In preparing for the event, I was able to research many important aspects to the issue of bullying. Bullying is a serious problem facing many youths in our communities. It can vary in its definition but basically breaks down to harmful attacks or intimidations made from one person (bully) on another (victim). These cowardly acts can be displayed through physical, verbal and mental means. Bullying occurs everywhere from schools to parks and, most alarmingly now, in technology.
The majority of the night focused on cyber-bullying. Cyber-bullying has taken on great concern because of the speed at which our society has changed. It is very common for most of our youths to now communicate through texting on a personal cellphone or posting information on a variety of different social media accounts such as Facebook and Twitter. This is much different from when most parents of todays youths were growing up. As technology continues to move ahead at a rapid pace, we must work as a society to address ethical issues such as cyber-bullying.

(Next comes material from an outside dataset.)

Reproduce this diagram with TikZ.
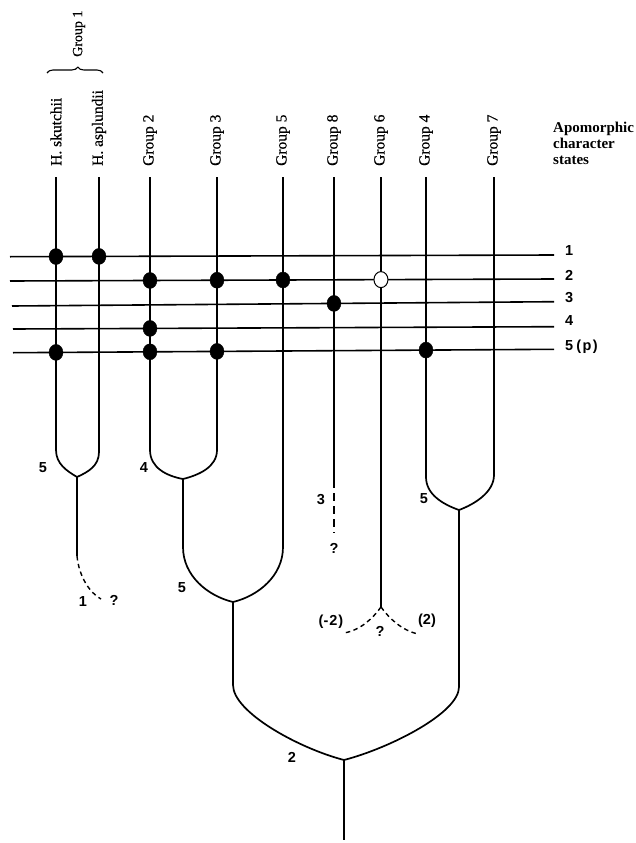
\documentclass[tikz,border=0pt]{standalone}
\usepackage{fontspec}
\setmainfont{Liberation Serif}
\setsansfont{Liberation Sans}
\newfontfamily\taxfont[FakeBold=0.6]{Liberation Serif}
\usetikzlibrary{decorations.pathreplacing,shapes.geometric}
\begin{document}
\begin{tikzpicture}[x=1pt,y=-1pt,line join=round,
  branch/.style={line width=1.7pt},
  charline/.style={line width=1.6pt},
  hyp/.style={line width=1.4pt,dash pattern=on 4.5pt off 3.5pt},
  dot/.style={ellipse,fill=black,draw=black,inner sep=0pt,minimum width=14pt,minimum height=16pt},
  odot/.style={ellipse,fill=white,draw=black,line width=1pt,inner sep=0pt,minimum width=14pt,minimum height=16pt},
  taxon/.style={rotate=90,anchor=west,inner sep=0pt,font=\taxfont\fontsize{15.5}{16}\selectfont},
  num/.style={inner sep=0pt,font=\sffamily\bfseries\fontsize{14.5}{14.5}\selectfont},
  state/.style={anchor=west,inner sep=0pt,font=\sffamily\bfseries\fontsize{14.5}{14.5}\selectfont}
]
\useasboundingbox (0,0) rectangle (636,843);

% ---- taxon labels ----
\node[taxon] (lS) at (56,166) {H. skutchii};
\node[taxon] (lA) at (99,166) {H. asplundii};
\node[taxon] (l2) at (150,166) {Group 2};
\node[taxon] (l3) at (217,166) {Group 3};
\node[taxon] (l5) at (283,166) {Group 5};
\node[taxon] (l8) at (334,166) {Group 8};
\node[taxon] (l6) at (381,166) {Group 6};
\node[taxon] (l4) at (426,166) {Group 4};
\node[taxon] (l7) at (494,166) {Group 7};
\node[taxon,font=\taxfont\fontsize{14}{14}\selectfont] (g1) at (79,57) {Group 1};
\coordinate (brL) at (47,73);
\coordinate (brR) at (103,73);
\draw[line width=1.1pt,decorate,decoration={brace,amplitude=6pt,aspect=0.55}] (brL) -- (brR);
\node[anchor=north west,align=left,inner sep=0pt,font=\bfseries\fontsize{15}{16}\selectfont] (apo) at (553,121.5) {Apomorphic\\character\\states};

% ---- coordinates ----
\coordinate (tS) at (56,177);  \coordinate (fS) at (56,450);
\coordinate (tA) at (99,177);  \coordinate (fA) at (99,452);
\coordinate (t2) at (150,177); \coordinate (f2) at (150,450);
\coordinate (t3) at (217,177); \coordinate (f3) at (217,450);
\coordinate (t5) at (283,177); \coordinate (f5) at (283,547);
\coordinate (t8) at (334,177); \coordinate (f8) at (334,480); \coordinate (e8) at (334,533);
\coordinate (t6) at (381,177); \coordinate (f6) at (381,607);
\coordinate (t4) at (426,177); \coordinate (f4) at (426,477);
\coordinate (t7) at (494,177); \coordinate (f7) at (494,475);
\coordinate (j1) at (77,477);   \coordinate (s1) at (77,556); \coordinate (e1) at (101,599);
\coordinate (j23) at (183,479); \coordinate (s23) at (183,547);
\coordinate (j235) at (233,602);\coordinate (s235) at (233,685);
\coordinate (j47) at (459,510); \coordinate (s47) at (459,687);
\coordinate (root) at (344,760);\coordinate (base) at (344,840);
\coordinate (e6L) at (344,633); \coordinate (e6R) at (418,634);

\coordinate (h1a) at (10,256.7);  \coordinate (h1b) at (554,255);
\coordinate (h2a) at (10,281);    \coordinate (h2b) at (554,279);
\coordinate (h3a) at (12,306);    \coordinate (h3b) at (554,301.7);
\coordinate (h4a) at (13,329);    \coordinate (h4b) at (554,326.7);
\coordinate (h5a) at (13,352.7);  \coordinate (h5b) at (554,349.3);

% ---- character lines ----
\foreach \i in {1,...,5} {\draw[charline] (h\i a) -- (h\i b);}
\node[state] (n1) at (565,251) {1};
\node[state] (n2) at (565,275) {2};
\node[state] (n3) at (565,298) {3};
\node[state] (n4) at (565,321) {4};
\node[state] (n5) at (565,347) {5\hspace{3pt}(\hspace{1.5pt}p\hspace{1.5pt})};

% ---- branches ----
\draw[branch] (tS) -- (fS) .. controls (56,464) and (67,471) .. (j1);
\draw[branch] (tA) -- (fA) .. controls (99,466) and (88,472) .. (j1);
\draw[branch] (j1) -- (s1);
\draw[hyp] (s1) .. controls (79,577) and (90,593) .. (e1);

\draw[branch] (t2) -- (f2) .. controls (150,468) and (167,476) .. (j23);
\draw[branch] (t3) -- (f3) .. controls (217,467) and (199,475) .. (j23);
\draw[branch] (j23) -- (s23) .. controls (183,576) and (208,596) .. (j235);
\draw[branch] (t5) -- (f5) .. controls (283,576) and (258,596) .. (j235);
\draw[branch] (j235) -- (s235) .. controls (233,712) and (298,748) .. (root);

\draw[branch] (t8) -- (f8);
\draw[hyp,dash pattern=on 8pt off 5pt] (f8) -- (e8);

\draw[branch] (t6) -- (f6);
\draw[hyp] (f6) .. controls (373,618) and (361,630) .. (e6L);
\draw[hyp] (f6) .. controls (389,618) and (401,630) .. (e6R);

\draw[branch] (t4) -- (f4) .. controls (426,494) and (442,504) .. (j47);
\draw[branch] (t7) -- (f7) .. controls (494,492) and (475,504) .. (j47);
\draw[branch] (j47) -- (s47) .. controls (459,713) and (390,748) .. (root);
\draw[branch] (root) -- (base);

% ---- character-state dots ----
\node[dot] (d1S) at (intersection of h1a--h1b and tS--fS) {};
\node[dot] (d1A) at (intersection of h1a--h1b and tA--fA) {};
\node[dot] (d22) at (intersection of h2a--h2b and t2--f2) {};
\node[dot] (d23) at (intersection of h2a--h2b and t3--f3) {};
\node[dot] (d25) at (intersection of h2a--h2b and t5--f5) {};
\node[odot] (d26) at (intersection of h2a--h2b and t6--f6) {};
\node[dot] (d38) at (intersection of h3a--h3b and t8--f8) {};
\node[dot] (d42) at (intersection of h4a--h4b and t2--f2) {};
\node[dot] (d5S) at (intersection of h5a--h5b and tS--fS) {};
\node[dot] (d52) at (intersection of h5a--h5b and t2--f2) {};
\node[dot] (d53) at (intersection of h5a--h5b and t3--f3) {};
\node[dot] (d54) at (intersection of h5a--h5b and t4--f4) {};

% ---- branch labels ----
\node[num] (b1) at (43,468) {5};
\node[num] (b2) at (144,468) {4};
\node[num] (b3) at (83,602) {1};
\node[num] (q1) at (114,600) {?};
\node[num] (b4) at (182,588) {5};
\node[num] (b5) at (321,500) {3};
\node[num] (q8) at (334,548) {?};
\node[num] (b6) at (424,499) {5};
\node[num] (b7) at (331,622) {(-\hspace{1pt}2\hspace{1pt})};
\node[num] (q6) at (380,631) {?};
\node[num] (b8) at (427,621) {(2)};
\node[num] (b9) at (292,757) {2};
\end{tikzpicture}
\end{document}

The best way to start to address cyber-bullying is to become aware. Youths and adults must start talking about cyber-bullying. Set clear expectations and guidelines for using cellphones and social media websites. Enforce the consequences if expectations or guidelines are broken. Finally, we can teach and train our youths about strategies to use if they feel they are being cyber-bullied.
I found the website www.wiredsafety.org to have wonderful resources on this topic and provided useful strategies for prevention. I really liked its STOP, BLOCK and TELL message. It is very simple and easy to follow. First, STOP communicating with the person who is bullying you. It can be very tempting to reply negatively after being cyber-bullied, but replying can make the problem worse. Next, BLOCK that person from being able to communicate with you. You can block people from accessing your phones and social media sites. Finally, TELL an adult. By telling an adult, you are actively addressing the issue in a proper manner.
Colorado 4-H has a code of conduct all of our members must uphold. Conduct not in keeping with these high standards will not be tolerated. We participate in accordance with this code to ensure that all members have a safe, inclusive and positive environment for our youths to thrive. As a community, we must stand together against all forms of bullying for a greater society.
Judging team in Texas
Ending on a positive note, our La Plata/Montezuma Livestock Judging team (many of whom attended the anti-bullying night) just got back from the Clarendon College Texas Invitational Judging competition. I am pleased to announce that our teams respectively were second and seventh overall out of 17 teams, and Michael Semler took first place in overall individual among 43 participants.